### What to produce
Return the listing below exactly, with the pictures dropped.

--- START OF Data provided ---

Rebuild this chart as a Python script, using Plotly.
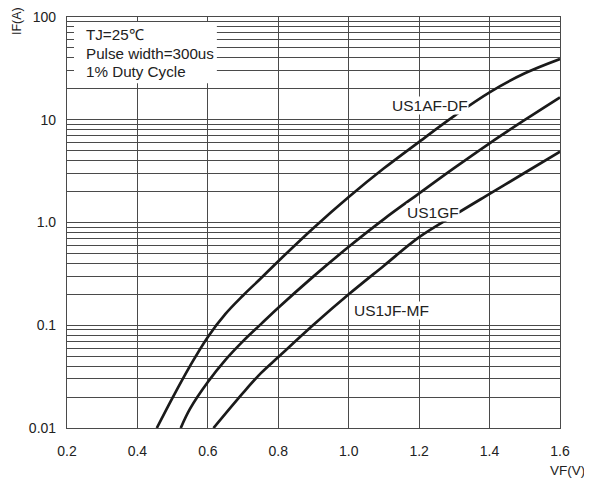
import math
import plotly.graph_objects as go

# Data (VF in volts, IF in amperes)
vf_ad = [0.455, 0.50, 0.55, 0.60, 0.65, 0.70, 0.75, 0.80, 0.90, 1.00, 1.10, 1.20, 1.30, 1.40, 1.50, 1.60]
if_ad = [0.010, 0.0198, 0.0405, 0.077, 0.129, 0.195, 0.285, 0.42, 0.885, 1.77, 3.37, 6.1, 10.9, 18.5, 28.3, 39.0]

vf_g = [0.523, 0.55, 0.60, 0.65, 0.70, 0.75, 0.80, 0.90, 1.00, 1.10, 1.20, 1.30, 1.40, 1.50, 1.60]
if_g = [0.010, 0.0155, 0.028, 0.046, 0.070, 0.102, 0.148, 0.299, 0.58, 1.08, 1.92, 3.4, 5.9, 9.95, 16.5]

vf_jm = [0.616, 0.70, 0.75, 0.80, 0.90, 1.00, 1.10, 1.20, 1.30, 1.40, 1.50, 1.60]
if_jm = [0.010, 0.022, 0.034, 0.049, 0.101, 0.20, 0.38, 0.72, 1.18, 1.90, 3.05, 4.9]

series_names = ["US1AF-DF", "US1GF", "US1JF-MF"]
label_vf = [1.232, 1.238, 1.122]
label_if = [13.9, 1.24, 0.1407]

x_ticks = [0.2, 0.4, 0.6, 0.8, 1.0, 1.2, 1.4, 1.6]
y_ticks = [0.01, 0.1, 1, 10, 100]
y_ticktext = ["0.01", "0.1", "1.0", "10", "100"]
y_minor = [m * 10 ** e for e in range(-2, 2) for m in range(2, 10)]

conditions = ["TJ=25\u2103", "Pulse width=300us", "1% Duty Cycle"]

FONT = "Liberation Sans, Arial, sans-serif"
GRID = "#4a4a4a"
TXT = "#222222"

fig = go.Figure()
for xs, ys in [(vf_ad, if_ad), (vf_g, if_g), (vf_jm, if_jm)]:
    fig.add_trace(go.Scatter(x=xs, y=ys, mode="lines",
                             line=dict(color="#1a1a1a", width=2.7, shape="spline", smoothing=1.0),
                             showlegend=False, hoverinfo="skip"))

for name, lx, ly in zip(series_names, label_vf, label_if):
    fig.add_annotation(x=lx, y=math.log10(ly), yref="y", xref="x", text=name, showarrow=False,
                       font=dict(family=FONT, size=15.5, color=TXT),
                       bgcolor="white", borderpad=0)

# white box behind the test conditions
fig.add_shape(type="rect", xref="paper", yref="paper", x0=0.0142, x1=0.304, y0=0.839, y1=0.988,
              fillcolor="white", line=dict(width=0), layer="above")
for txt, yy in zip(conditions, [0.9586, 0.9124, 0.8686]):
    fig.add_annotation(x=0.0345, y=yy, xref="paper", yref="paper", xanchor="left", yanchor="middle",
                       text=txt, showarrow=False, font=dict(family=FONT, size=15.2, color=TXT))

fig.add_annotation(x=-0.1014, y=0.9903, xref="paper", yref="paper", xanchor="center", yanchor="middle",
                   text="IF(A)", textangle=-90, showarrow=False,
                   font=dict(family=FONT, size=12.5, color=TXT))
fig.add_annotation(x=1.0142, y=-0.1022, xref="paper", yref="paper", xanchor="center", yanchor="middle",
                   text="VF(V)", showarrow=False,
                   font=dict(family=FONT, size=13.5, color=TXT))

fig.update_xaxes(range=[0.2, 1.6], tickvals=x_ticks, tickformat=".1f", automargin=False,
                 showgrid=True, gridcolor=GRID, gridwidth=1,
                 showline=True, linecolor=GRID, linewidth=1.2, mirror=True,
                 ticks="", ticklabelstandoff=10, zeroline=False,
                 tickfont=dict(family=FONT, size=14, color=TXT))
fig.update_yaxes(type="log", range=[-2, 2], tickvals=y_ticks, ticktext=y_ticktext, automargin=False,
                 showgrid=True, gridcolor=GRID, gridwidth=1,
                 minor=dict(tickvals=y_minor, showgrid=True, gridcolor=GRID, gridwidth=1, ticks=""),
                 showline=True, linecolor=GRID, linewidth=1.2, mirror=True,
                 ticks="", ticklabelstandoff=7, zeroline=False,
                 tickfont=dict(family=FONT, size=14, color=TXT))

fig.update_layout(width=592, height=482,
                  margin=dict(l=59, r=40, t=9, b=62, autoexpand=False),
                  paper_bgcolor="white", plot_bgcolor="white",
                  font=dict(family=FONT))

fig.write_html("out.html")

--- END OF Data provided ---

### Output for this exercise
Rebuild this chart as a Python script, using Plotly.
import math
import plotly.graph_objects as go

# Data (VF in volts, IF in amperes)
vf_ad = [0.455, 0.50, 0.55, 0.60, 0.65, 0.70, 0.75, 0.80, 0.90, 1.00, 1.10, 1.20, 1.30, 1.40, 1.50, 1.60]
if_ad = [0.010, 0.0198, 0.0405, 0.077, 0.129, 0.195, 0.285, 0.42, 0.885, 1.77, 3.37, 6.1, 10.9, 18.5, 28.3, 39.0]

vf_g = [0.523, 0.55, 0.60, 0.65, 0.70, 0.75, 0.80, 0.90, 1.00, 1.10, 1.20, 1.30, 1.40, 1.50, 1.60]
if_g = [0.010, 0.0155, 0.028, 0.046, 0.070, 0.102, 0.148, 0.299, 0.58, 1.08, 1.92, 3.4, 5.9, 9.95, 16.5]

vf_jm = [0.616, 0.70, 0.75, 0.80, 0.90, 1.00, 1.10, 1.20, 1.30, 1.40, 1.50, 1.60]
if_jm = [0.010, 0.022, 0.034, 0.049, 0.101, 0.20, 0.38, 0.72, 1.18, 1.90, 3.05, 4.9]

series_names = ["US1AF-DF", "US1GF", "US1JF-MF"]
label_vf = [1.232, 1.238, 1.122]
label_if = [13.9, 1.24, 0.1407]

x_ticks = [0.2, 0.4, 0.6, 0.8, 1.0, 1.2, 1.4, 1.6]
y_ticks = [0.01, 0.1, 1, 10, 100]
y_ticktext = ["0.01", "0.1", "1.0", "10", "100"]
y_minor = [m * 10 ** e for e in range(-2, 2) for m in range(2, 10)]

conditions = ["TJ=25\u2103", "Pulse width=300us", "1% Duty Cycle"]

FONT = "Liberation Sans, Arial, sans-serif"
GRID = "#4a4a4a"
TXT = "#222222"

fig = go.Figure()
for xs, ys in [(vf_ad, if_ad), (vf_g, if_g), (vf_jm, if_jm)]:
    fig.add_trace(go.Scatter(x=xs, y=ys, mode="lines",
                             line=dict(color="#1a1a1a", width=2.7, shape="spline", smoothing=1.0),
                             showlegend=False, hoverinfo="skip"))

for name, lx, ly in zip(series_names, label_vf, label_if):
    fig.add_annotation(x=lx, y=math.log10(ly), yref="y", xref="x", text=name, showarrow=False,
                       font=dict(family=FONT, size=15.5, color=TXT),
                       bgcolor="white", borderpad=0)

# white box behind the test conditions
fig.add_shape(type="rect", xref="paper", yref="paper", x0=0.0142, x1=0.304, y0=0.839, y1=0.988,
              fillcolor="white", line=dict(width=0), layer="above")
for txt, yy in zip(conditions, [0.9586, 0.9124, 0.8686]):
    fig.add_annotation(x=0.0345, y=yy, xref="paper", yref="paper", xanchor="left", yanchor="middle",
                       text=txt, showarrow=False, font=dict(family=FONT, size=15.2, color=TXT))

fig.add_annotation(x=-0.1014, y=0.9903, xref="paper", yref="paper", xanchor="center", yanchor="middle",
                   text="IF(A)", textangle=-90, showarrow=False,
                   font=dict(family=FONT, size=12.5, color=TXT))
fig.add_annotation(x=1.0142, y=-0.1022, xref="paper", yref="paper", xanchor="center", yanchor="middle",
                   text="VF(V)", showarrow=False,
                   font=dict(family=FONT, size=13.5, color=TXT))

fig.update_xaxes(range=[0.2, 1.6], tickvals=x_ticks, tickformat=".1f", automargin=False,
                 showgrid=True, gridcolor=GRID, gridwidth=1,
                 showline=True, linecolor=GRID, linewidth=1.2, mirror=True,
                 ticks="", ticklabelstandoff=10, zeroline=False,
                 tickfont=dict(family=FONT, size=14, color=TXT))
fig.update_yaxes(type="log", range=[-2, 2], tickvals=y_ticks, ticktext=y_ticktext, automargin=False,
                 showgrid=True, gridcolor=GRID, gridwidth=1,
                 minor=dict(tickvals=y_minor, showgrid=True, gridcolor=GRID, gridwidth=1, ticks=""),
                 showline=True, linecolor=GRID, linewidth=1.2, mirror=True,
                 ticks="", ticklabelstandoff=7, zeroline=False,
                 tickfont=dict(family=FONT, size=14, color=TXT))

fig.update_layout(width=592, height=482,
                  margin=dict(l=59, r=40, t=9, b=62, autoexpand=False),
                  paper_bgcolor="white", plot_bgcolor="white",
                  font=dict(family=FONT))

fig.write_html("out.html")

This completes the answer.